Anytime we see our children in pain - physical, emotional or psychological - our first parenting instinct is to jump in and make it “all better.” Unfortunately, we are most likely to do that on our terms instead of on their terms. Moving is hard. It brings about physical, emotional and psychological pain for us and for our children.
In this blog we have covered many ways to help kids with the challenges they face when moving. They’re great strategies, time-tested strategies. But there’s something to be said for just letting our children “be.” We are rarely encouraged to avoid, nor do we have to justify, happy feelings, so why do we encourage our kids to avoid, brush off, or “get over” sad feelings too quickly?
A recent study determined that by the time we are 15 years old, we have received over 23,000 reinforcements that tell us it is not OK to show or talk about sad feelings. “Don’t feel bad, you’ll make new friends.” “It’s OK, you’ll like the new house better.” Or finish this sentence, “Laugh and the whole world laughs with you. Cry and you…..” (cry alone) If a situation is sad or depressing, we should feel sad or depressed.
For most families, integrity and honesty are part of the family value system. When we verbally and nonverbally communicate to our kids that they should not feel what they feel or talk about how they feel, we are in essence encouraging them to be dishonest. When we placate them with “…you’ll find new friends” we unknowingly begin to teach them that relationships are disposable. “I know you and Joe (or Jenny) have been friends for a long time, but it’s OK. You’ll make new friends.”
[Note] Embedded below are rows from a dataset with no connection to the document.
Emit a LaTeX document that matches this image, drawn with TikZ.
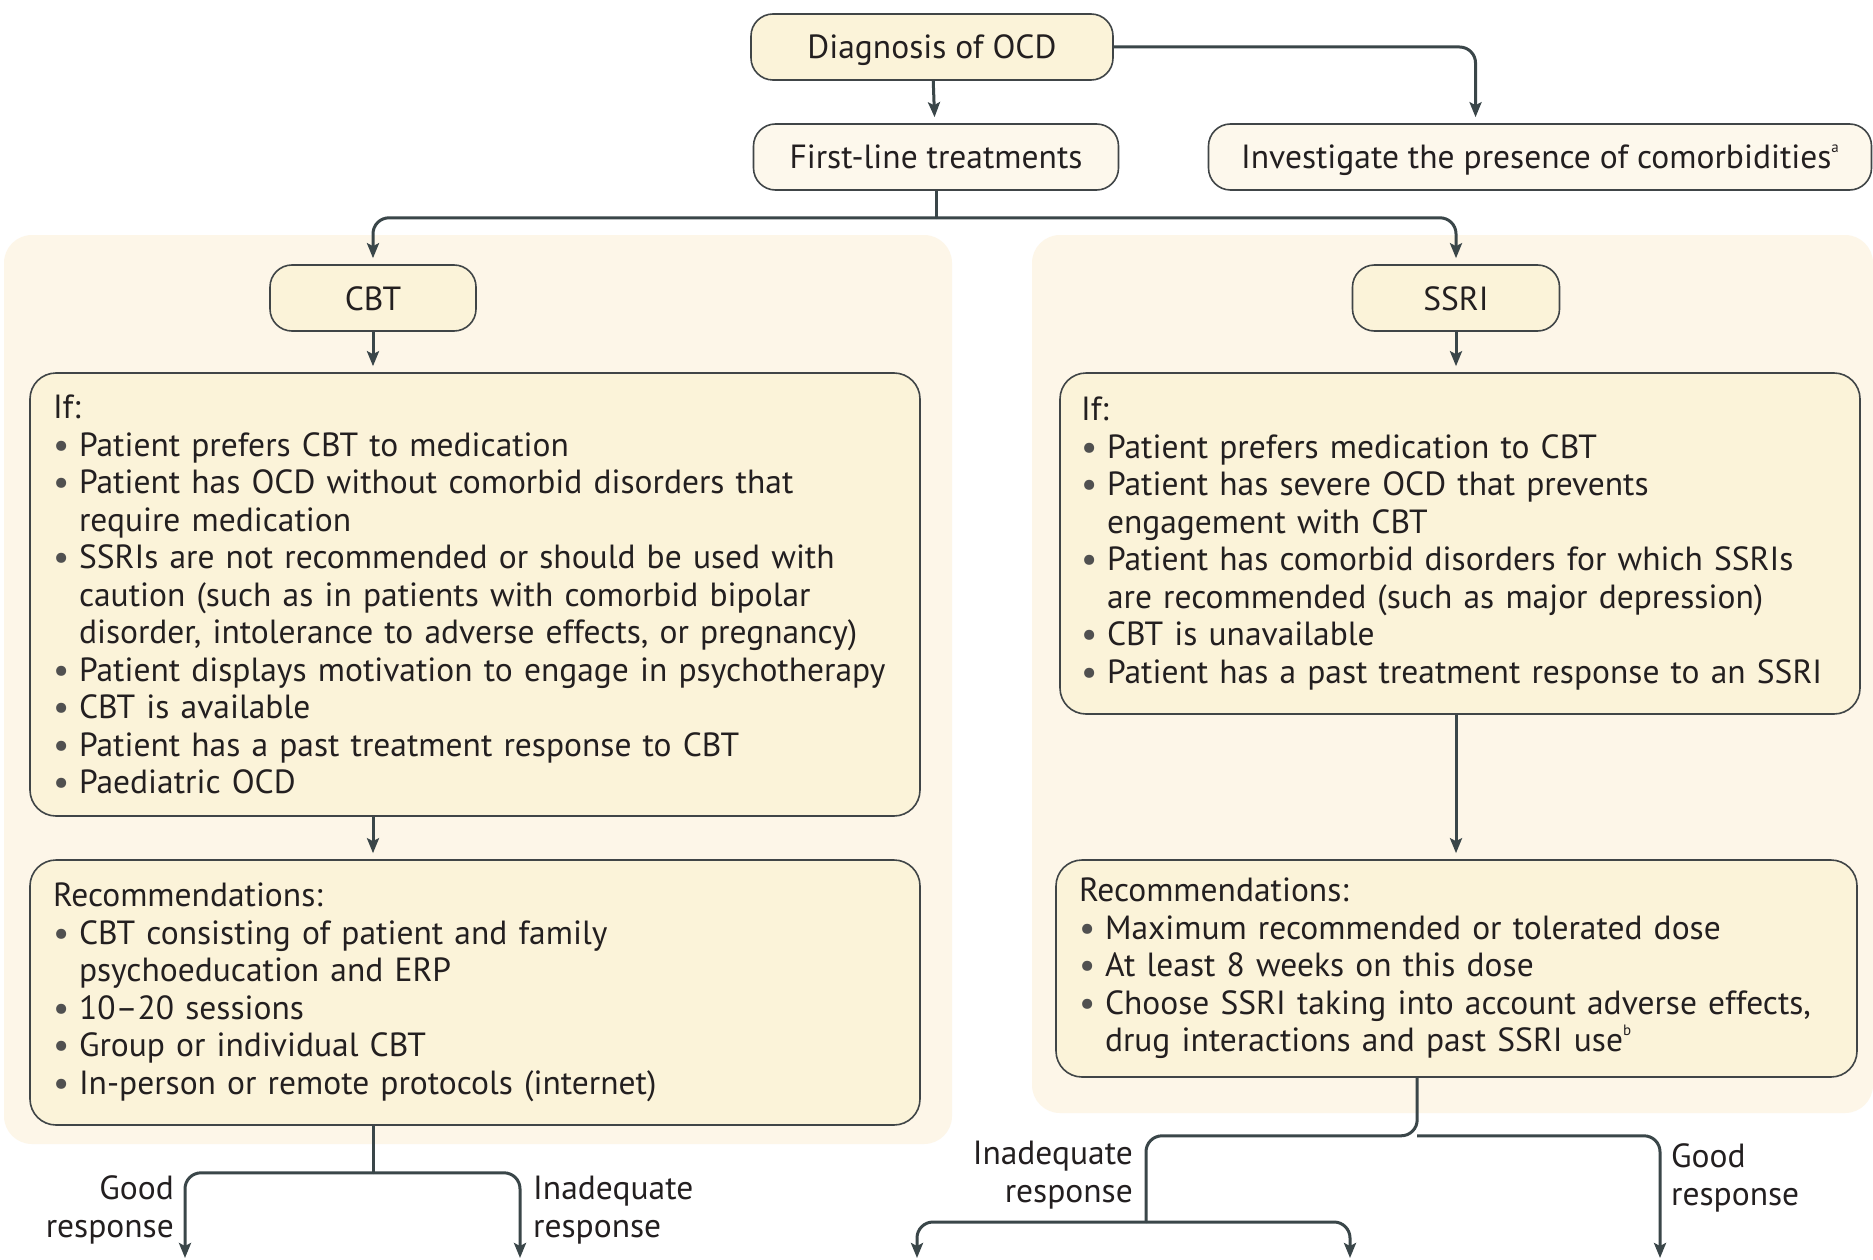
\documentclass[tikz,border=0pt]{standalone}
\usepackage{fontspec}
\setmainfont{PT Sans}
\usetikzlibrary{arrows.meta,calc}

\definecolor{panel}{HTML}{FDF6E8}
\definecolor{boxfill}{HTML}{FBF3D9}
\definecolor{softfill}{HTML}{FDF8EC}
\definecolor{edge}{HTML}{404547}
\definecolor{wire}{HTML}{3A4649}
\definecolor{ink}{HTML}{231F20}
\definecolor{dotgray}{HTML}{505050}

\newcommand{\fs}{\fontsize{33.5}{37.5}\selectfont}
\newcommand{\itm}{\makebox[26pt][l]{\raisebox{-1pt}[0pt][0pt]{\textcolor{dotgray}{\fontsize{36}{36}\selectfont\textbullet}}}}
\newcommand{\cont}{\hspace*{26pt}}
\newcommand{\note}[1]{\raisebox{0.48em}[0pt][0pt]{\fontsize{15}{15}\selectfont #1}}

\tikzset{
  tag/.style={draw=edge, line width=1.6pt, fill=boxfill, rounded corners=22pt,
    text=ink, font=\fs, inner sep=0pt, text height=26pt, text depth=2pt},
  softtag/.style={tag, fill=softfill},
  listbox/.style={draw=edge, line width=1.6pt, fill=boxfill, rounded corners=26pt,
    text=ink, font=\fs, align=left, inner xsep=23pt, inner ysep=0pt},
  link/.style={draw=wire, line width=3pt, rounded corners=16pt},
  arrow/.style={link, -{Stealth[length=15pt, width=12pt, inset=3pt]}, shorten >=6pt},
  lbl/.style={text=ink, font=\fs, inner sep=0pt}
}

\begin{document}
\begin{tikzpicture}[x=1pt, y=-1pt]
\useasboundingbox (0,0) rectangle (1873,1260);
\fill[white] (0,0) rectangle (1873,1260);

% background panels of the two treatment branches
\fill[panel, rounded corners=28pt] (4,235) rectangle (952,1144);
\fill[panel, rounded corners=28pt] (1032,235) rectangle (1873,1113);

% top of the pathway
\node[tag, minimum width=362pt, minimum height=66pt] (diag) at (932,47) {Diagnosis of OCD};
\node[softtag, minimum width=365pt, minimum height=66pt] (first) at (936,157) {First-line treatments};
\node[softtag, minimum width=663pt, minimum height=66pt] (inv) at (1540,157)
  {Investigate the presence of comorbidities\note{a}};

% branch heads
\node[tag, minimum width=206pt, minimum height=66pt] (cbt) at (373,298) {CBT};
\node[tag, minimum width=207pt, minimum height=66pt] (ssri) at (1456,298) {SSRI};

% CBT branch
\node[listbox, text width=844pt, minimum height=443pt] (ifL) at (475,594.5) {%
If:\\
\itm Patient prefers CBT to medication\\
\itm Patient has OCD without comorbid disorders that\\
\cont require medication\\
\itm SSRIs are not recommended or should be used with\\
\cont caution (such as in patients with comorbid bipolar\\
\cont disorder, intolerance to adverse effects, or pregnancy)\\
\itm Patient displays motivation to engage in psychotherapy\\
\itm CBT is available\\
\itm Patient has a past treatment response to CBT\\
\itm Paediatric OCD};

\node[listbox, text width=844pt, minimum height=265pt] (recL) at (475,992.5) {%
Recommendations:\\
\itm CBT consisting of patient and family\\
\cont psychoeducation and ERP\\
\itm 10--20 sessions\\
\itm Group or individual CBT\\
\itm In-person or remote protocols (internet)};

% SSRI branch
\node[listbox, inner xsep=21pt, text width=758pt, minimum height=341pt] (ifR) at (1460,543.5) {%
If:\\
\itm Patient prefers medication to CBT\\
\itm Patient has severe OCD that prevents\\
\cont engagement with CBT\\
\itm Patient has comorbid disorders for which SSRIs\\
\cont are recommended (such as major depression)\\
\itm CBT is unavailable\\
\itm Patient has a past treatment response to an SSRI};

\node[listbox, text width=755pt, minimum height=217pt] (recR) at (1456.5,968.5) {%
Recommendations:\\
\itm Maximum recommended or tolerated dose\\
\itm At least 8 weeks on this dose\\
\itm Choose SSRI taking into account adverse effects,\\
\cont drug interactions and past SSRI use\note{b}};

% connectors at the top
\coordinate (invin) at ($(inv.north west)!0.403!(inv.north east)$);
\draw[arrow] (diag) -- (first);
\draw[arrow] (diag.east) -| (invin);
\coordinate (split) at ($(first.south)+(0,27)$);
\draw[link] (first.south) -- (split);
\draw[arrow] (split) -| (cbt.north);
\draw[arrow] (split) -| (ssri.north);

% connectors inside the branches
\draw[arrow] (cbt) -- (ifL.north -| cbt);
\draw[arrow] (ifL.south -| cbt) -- (recL.north -| cbt);
\draw[arrow] (ssri) -- (ifR.north -| ssri);
\draw[arrow] (ifR.south -| ssri) -- (recR.north -| ssri);

% outcomes of CBT
\coordinate (cbtout) at (recL.south -| cbt);
\coordinate (cbtsplit) at ($(cbtout)+(0,47)$);
\coordinate (cbtgood) at (185,1260);
\coordinate (cbtinad) at (520,1260);
\draw[link] (cbtout) -- (cbtsplit);
\draw[arrow, shorten >=2pt] (cbtsplit) -| (cbtgood);
\draw[arrow, shorten >=2pt] (cbtsplit) -| (cbtinad);
\node[lbl, anchor=east, align=right] (cbtgoodlbl) at (174,1210) {Good\\response};
\node[lbl, anchor=west, align=left] (cbtinadlbl) at (533,1210) {Inadequate\\response};

% outcomes of SSRI
\coordinate (ssriout) at ($(recR.south west)!0.451!(recR.south east)$);
\coordinate (ssrisplit) at ($(ssriout)+(0,58)$);
\coordinate (inadknee) at (1146,1222);
\coordinate (ssriinadA) at (917,1260);
\coordinate (ssriinadB) at (1350,1260);
\coordinate (ssrigood) at (1660,1260);
\draw[link] (ssriout) -- (ssrisplit) -| (inadknee);
\draw[arrow, shorten >=2pt] (inadknee) -| (ssriinadA);
\draw[arrow, shorten >=2pt] (inadknee) -| (ssriinadB);
\draw[arrow, shorten >=2pt] (ssrisplit) -| (ssrigood);
\node[lbl, anchor=east, align=right] (ssriinadlbl) at (1133,1175) {Inadequate\\response};
\node[lbl, anchor=west, align=left] (ssrigoodlbl) at (1671,1178) {Good\\response};
\end{tikzpicture}
\end{document}
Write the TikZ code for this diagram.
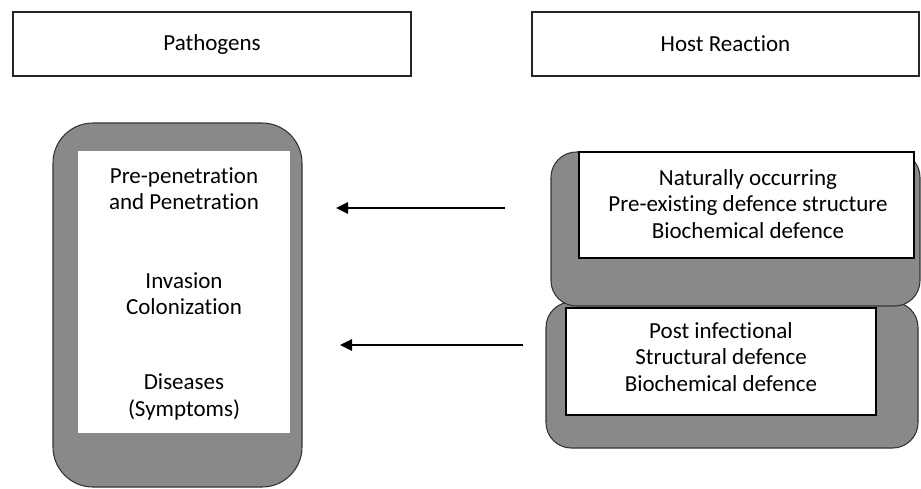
\documentclass[tikz,border=0pt]{standalone}
\usepackage{fontspec}
\setmainfont{Carlito}[Ligatures={NoCommon}]
\usetikzlibrary{arrows.meta}
\definecolor{panelgray}{RGB}{137,137,137}
\begin{document}
\begin{tikzpicture}[x=0.75pt,y=-0.75pt,
  every node/.style={inner sep=0pt,outer sep=0pt},
  txt/.style={align=center,font=\fontsize{17.25}{19.6}\selectfont},
  headbox/.style={draw=black!85,line width=0.8pt,fill=white,txt},
  panel/.style={draw=black!80,line width=0.8pt,fill=panelgray},
  sheet/.style={fill=white},
  framedsheet/.style={draw=black,line width=0.8pt,fill=white},
  flow/.style={line width=1.5pt,-{Triangle[length=9pt,width=8.5pt]}}]
\useasboundingbox (0,0) rectangle (921,489);

% column headings
\node[headbox,minimum width=298.5pt,minimum height=48pt] (path) at (212,44) {Pathogens};
\node[headbox,minimum width=290.25pt,minimum height=48pt] (host) at (725.5,44) {Host Reaction};

% pathogen stages
\node[panel,rounded corners=30pt,minimum width=186.75pt,minimum height=273pt] (left) at (177.5,305) {};
\node[sheet,minimum width=159pt,minimum height=211.5pt] (leftsheet) at (184,292) {};
\node[txt] (pre) at (184,189) {Pre-penetration\\and Penetration};
\node[txt] (inv) at (184,294) {Invasion\\Colonization};
\node[txt] (dis) at (184,397) {Diseases\\(Symptoms)};

% host defences: post infectional panel sits behind the pre-existing one
\node[panel,rounded corners=19pt,minimum width=279pt,minimum height=109.5pt] (lower) at (732,375) {};
\node[panel,rounded corners=19pt,minimum width=276.75pt,minimum height=115.5pt] (upper) at (735.5,229) {};
\node[framedsheet,minimum width=251.25pt,minimum height=79.5pt] (uppersheet) at (746.5,205) {};
\node[txt] (natural) at (748,204) {Naturally occurring\\Pre-existing defence structure\\Biochemical defence};
\node[framedsheet,minimum width=232.5pt,minimum height=80.25pt] (lowersheet) at (721,361.5) {};
\node[txt] (post) at (721,357) {Post infectional\\Structural defence\\Biochemical defence};

% arrows from host reactions back to pathogen stages
\coordinate (a1s) at (505,208);
\coordinate (a1e) at (336,208);
\coordinate (a2s) at (523,345);
\coordinate (a2e) at (340,345);
\draw[flow] (a1s) -- (a1e);
\draw[flow] (a2s) -- (a2e);
\end{tikzpicture}
\end{document}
Hone your skills in listening, hearing and understanding. Practice reflective listening. Instead of jumping to problem-solving, try reflecting back what your child has just told you. Rather than creating camaraderie by sharing common experiences, let them know that grieving is hard work and it really stinks to lose something or someone you love. Above all, give your children the opportunity to talk about how they feel openly and let them know that everyone feels sad and angry sometimes. Reinforce that all feelings are OK while you coach them to find appropriate ways to express and deal with their feelings.
For younger children, check out Dr. Seuss’ book, My Many Colored Days, to help them talk about how they’re feeling. For older children, give them a safe place to talk about feelings and always ask before offering advice. When you respect their time to grieve and just “be,” you create opportunities for building trust and open communication. Always follow your parental instincts and consult your pediatrician with any concerns you have about your child’s emotional well-being.